こうした強い営業チームの要件は自然に備わるものではなく、営業マネジャーが意図的にメンバーに働きかけ、チームをつくっていくことが求められます。 もし、貴社の営業マネジャーが、プレイヤーとして営業に出るなど、現場の営業担当に関わる時間が少ないのであれば、マネジャーにばかりチームづくりを任せるのは難しいといえます。このような場合は、組織全体として営業を強化していくための仕組みづくりが必要になります。例えば、個人レベルの営業ノウハウを組織全体で共有するために営業活動の見える化や営業マネジメント手法の強化を行うなど、さまざまな施策を用いていくことで、より高い業績が得られる営業組織へと転換することが出来るのです。
壁を突破する原動力とは
3つ目の秘訣は、「壁を突破する原動力」です。
営業は、決して楽な仕事ではありません。営業経験者であれば、お客様へアプローチしても相手にしていただけなかった経験や競合に負けて悔しかった経験などがあるでしょう。
特に不況になると、お客様から依頼がかかることも少なくなり、新しい提案機会を自らつくり出す必要が出てくるため、厳しい営業活動が続くこともあるでしょう。
そういった環境下で営業活動を持続させるには、厳しい環境に立ち向かうために活動を起こす源泉となる 「原動力」が必要になります。
営業が必要な原動力には、「顧客」・「組織」・「自己」から発生する3つの原動力があると考えています。

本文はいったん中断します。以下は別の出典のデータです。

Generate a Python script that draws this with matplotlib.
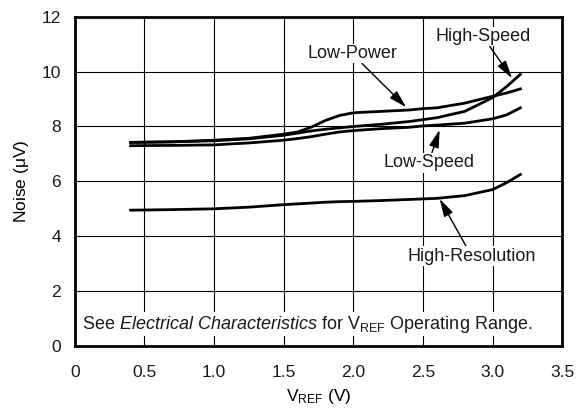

この3つが密接に結合し、高いモチベーションを生み出すことで、困難な状況に立ち向かうことができるようになるのです。
【図表5 3つの原動力とは】

不況下に強い営業組織は、意図的に原動力をつくり出す施策を行っているため、営業組織全体が常に活気づいているのです。自社の商品知識や営業スキルを高めることも重要な業績向上施策の一つですが、全ての基礎である高いモチベーションをつくり出す「原動力」の強化施策へ着手することも重要だといえます。
秘訣を後押しする経営層のリーダーシップ
最後に、3つの秘訣を後押しする経営層の存在の重要性について触れておきましょう。
不況下でも業績を上げ続ける営業組織は、トップが意志を持ち、前述のような営業組織の強化を継続して行っています。これは、最初に営業力強化を実施する号令をかけるということではなく、定期的に現場の状況を把握しながら、施策の方向性を決めて進めるということです。
このようなトップの意志や継続的な施策への関わりにより、現場の営業までその方針が浸透し、営業組織が活性化していきます。結果、業績が一過性ではなく、継続的に向上していくのです。
ぜひ営業力強化を行う際には、経営層の皆様がリーダーシップを発揮し、強い意志を持って継続的に進めていただきたいと思います。
ここまで、不況下でも業績を上げ続ける法人営業組織について、「顧客価値の最大化」「チーム力」「壁を突破する原動力」の3つのテーマで「秘訣」をお伝えしてまいりました。この秘訣を取り入れ、業績を上げ続ける力をつけるには、不況である今が絶好の機会です。
この時期に身につけた力は、近い将来必ずや業績となって返ってくることでしょう。皆様の組織でも将来を見据えた営業組織力の強化に取り組んでみてはいかがでしょうか?